30 Oct 2015 6:52 PM | Anonymous

Of the fourteen or so trans-Sierra passes (*), one is not paved - the Henness Pass Road. Interestingly, the past two club meetings were at campgrounds which were roughly at either end of the Henness Pass Road. Stampede Reservoir, the location of our August meeting, is near the eastern terminus of the road in Verdi, NV. New Bullard's Bar Reservoir - September's meeting site - is about four miles from the village of Camptonville, CA - the western end of the road. Any claim of riding all the trans-Sierra passes must include the Henness Pass - in my opinion.


Originally a trail first used in 1849, the Henness Pass Road stretched over the Sierra Nevada via the 6700 foot Henness Pass, down the ridge between the North and Middle forks of the Yuba River. 

The road route is believed to be designed by Patrick Henness in 1849 or 1850. In 1852, construction on the primitive road made the route over Henness Pass into a toll road passable for wagons. Records show that as early as 1850 the road was already heavily used. By 1859 the rush for gold in California was waning. By mid-year, silver was discovered near Reno, and the exodus of miners from California to the big Comstock Silver Bonanza was on.

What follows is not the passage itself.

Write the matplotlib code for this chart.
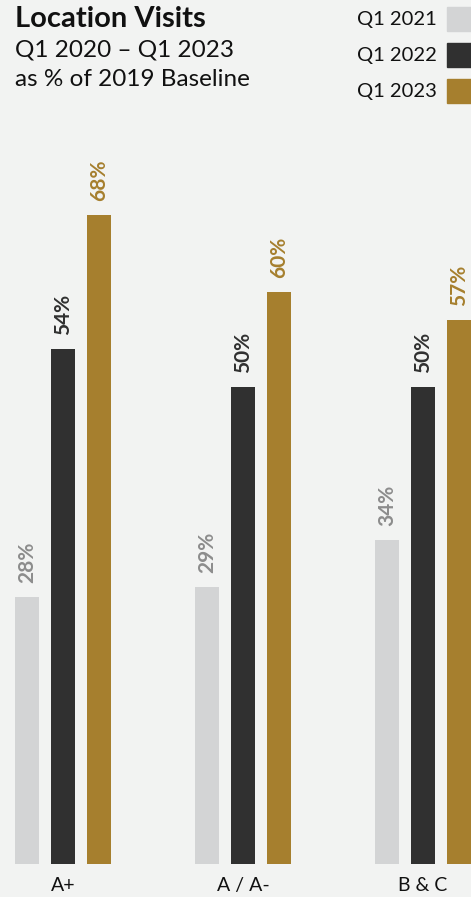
import matplotlib.pyplot as plt
import numpy as np

# data
categories = ['A+', 'A / A-', 'B & C']
series = ['Q1 2021', 'Q1 2022', 'Q1 2023']
q1_2021 = [28, 29, 34]
q1_2022 = [54, 50, 50]
q1_2023 = [68, 60, 57]

bar_colors = ['#D3D4D5', '#303030', '#A67F2E']
label_colors = ['#8C8C8C', '#303030', '#A67F2E']
bg = '#F2F3F2'

plt.rcParams['font.family'] = ['Lato', 'DejaVu Sans']

fig = plt.figure(figsize=(4.71, 8.97), dpi=100, facecolor=bg)
ax = fig.add_axes([0, 33 / 897, 1, 864 / 897])
ax.set_facecolor(bg)

x = np.arange(len(categories))
offsets = [-0.2, 0.0, 0.2]
width = 24 / 180

for vals, off, c, lc in zip([q1_2021, q1_2022, q1_2023], offsets, bar_colors, label_colors):
    bars = ax.bar(x + off, vals, width=width, color=c)
    for b, v in zip(bars, vals):
        ax.annotate(f'{v}%', (b.get_x() + b.get_width() / 2, v),
                    xytext=(0, 10), textcoords='offset points',
                    rotation=90, ha='center', va='bottom',
                    fontsize=15, fontweight='bold', color=lc)

ax.set_xlim(-63 / 180, (471 - 63) / 180)
ax.set_ylim(0, 864 / 9.54)
ax.axis('off')

# category labels
for xi, cat in zip(x, categories):
    ax.annotate(cat, (xi, 0), xytext=(0, -9), textcoords='offset points',
                ha='center', va='top', fontsize=14, color='#111111')

# title block
fig.text(15 / 471, 1 - 6 / 897, 'Location Visits', ha='left', va='top',
         fontsize=21, fontweight='bold', color='#111111')
fig.text(15 / 471, 1 - 40 / 897, 'Q1 2020 \u2013 Q1 2023', ha='left', va='top',
         fontsize=17.5, color='#111111')
fig.text(15 / 471, 1 - 69 / 897, 'as % of 2019 Baseline', ha='left', va='top',
         fontsize=17.5, color='#111111')

# legend
for i, (name, c) in enumerate(zip(series, bar_colors)):
    yc = 19 + 36 * i
    fig.patches.append(plt.Rectangle((447 / 471, 1 - (yc + 12) / 897), 24 / 471, 24 / 897,
                                     transform=fig.transFigure, color=c))
    fig.text(437 / 471, 1 - yc / 897, name, ha='right', va='center',
             fontsize=14.5, color='#111111')

fig.savefig('out.png', dpi=100, facecolor=bg)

Henness Pass Road, with its easy grades and established mining camps and stage stops along the way, became one of the more popular routes to the Comstock. Traffic along the road became so heavy that it was suggested that freight wagons travel by day, and passenger stagecoaches at night. Demands for road improvements were constant. Numerous companies were formed in the late 1850s through the early 1860s to construct new portions of the road as well as to make improvements on the existing road.

The Comstock mines in Virginia City, isolated in the high desert, were served only by supply wagons that by necessity had to cross the Sierra Nevada. While the mines flourished, so did the freighters and stages that used the road. But, as mining production dwindled, the boom turned to bust. Then, with the completion of the transcontinental railroad in 1868, the need for horse drawn freighting over the Henness Pass Road became obsolete almost overnight.

During the 1950s, the federal government planned to realign and widen Highway U.S. 40 over Donner Pass to Reno. A group was formed whose proposal was to have a modern highway follow the old Henness Pass route instead of the U.S. 40 route. This proposal was not accepted, and Highway 40 eventually was replaced by Interstate 80 over Donner Summit.

The Route

Starting from the west, there is a paved alternative at the western end of the road called Ridge Road. It starts at Highway CA-49 just south of Camptonville, and reconnects to the Henness Pass Road about 18 miles to the east. Don't miss the left - then right - turn on Pliocene Ridge Road at the turnoff to Forest City. Continuing straight at this intersection will take you to the town of Alleghany. About three miles east from this intersection, the Pliocene Ridge Road reconnects with the old Henness Pass Road. Another two miles and the pavement ends. Here, the road splits in a fork. The right-hand fork is the old Henness Pass Road. Of course, the paved Ridge Road aside, the purist GS rider will want to take the entire length of dirt on the old Henness Pass Road beginning in Camptonville.

Continuing east from the end of pavement, about 15 miles of dirt road follows until arriving at Jackson Meadows Reservoir. Here, there is another paved alternative all the way to Hwy CA-89, but the original dirt section closely parallels this paved section. A short distance south on CA-89, there is a sign at the turnoff to Kyburz. The old Henness Pass Road continues east through Kyburz, which is another point of historical interest. The road is gravel and dirt the rest of the distance through Sardine Valley to the intersection of county road 270 near Stampede Reservoir.  Then continues on through Truckee Meadows and Dog Valley to the eastern terminus of the road at Verdi NV.

No tour route from Tuco would be complete without a recommendation for food. In Camptonville, there's "Burgee Dave's at the Mayo" - a tavern located in the old 1850s Mayo building - a great place for lunch before the ride, or to end a ride if coming from east to west on the Henness Pass Road. Outside dining is available, and beer and wine is served.

There are numerous points of historical interest along the Henness Pass Road including the gold rush towns of Forest City and Alleghany. As a history buff, I recommend checking them out. 

For more information on the Henness Pass Road, Forest City and Alleghany I recommend the US Forest Service - North Yuba Ranger Station in Camptonville at the intersection of Marysville Road and highway CA-49. Call 530-478-6253 for business hours. The station has detailed brochures which are attributed to the information I wrote here. Glenn Sundstrom - the district supervisor and resident Archaeologist - is a wealth of local historical information about the Henness Pass and the Gold Rush era.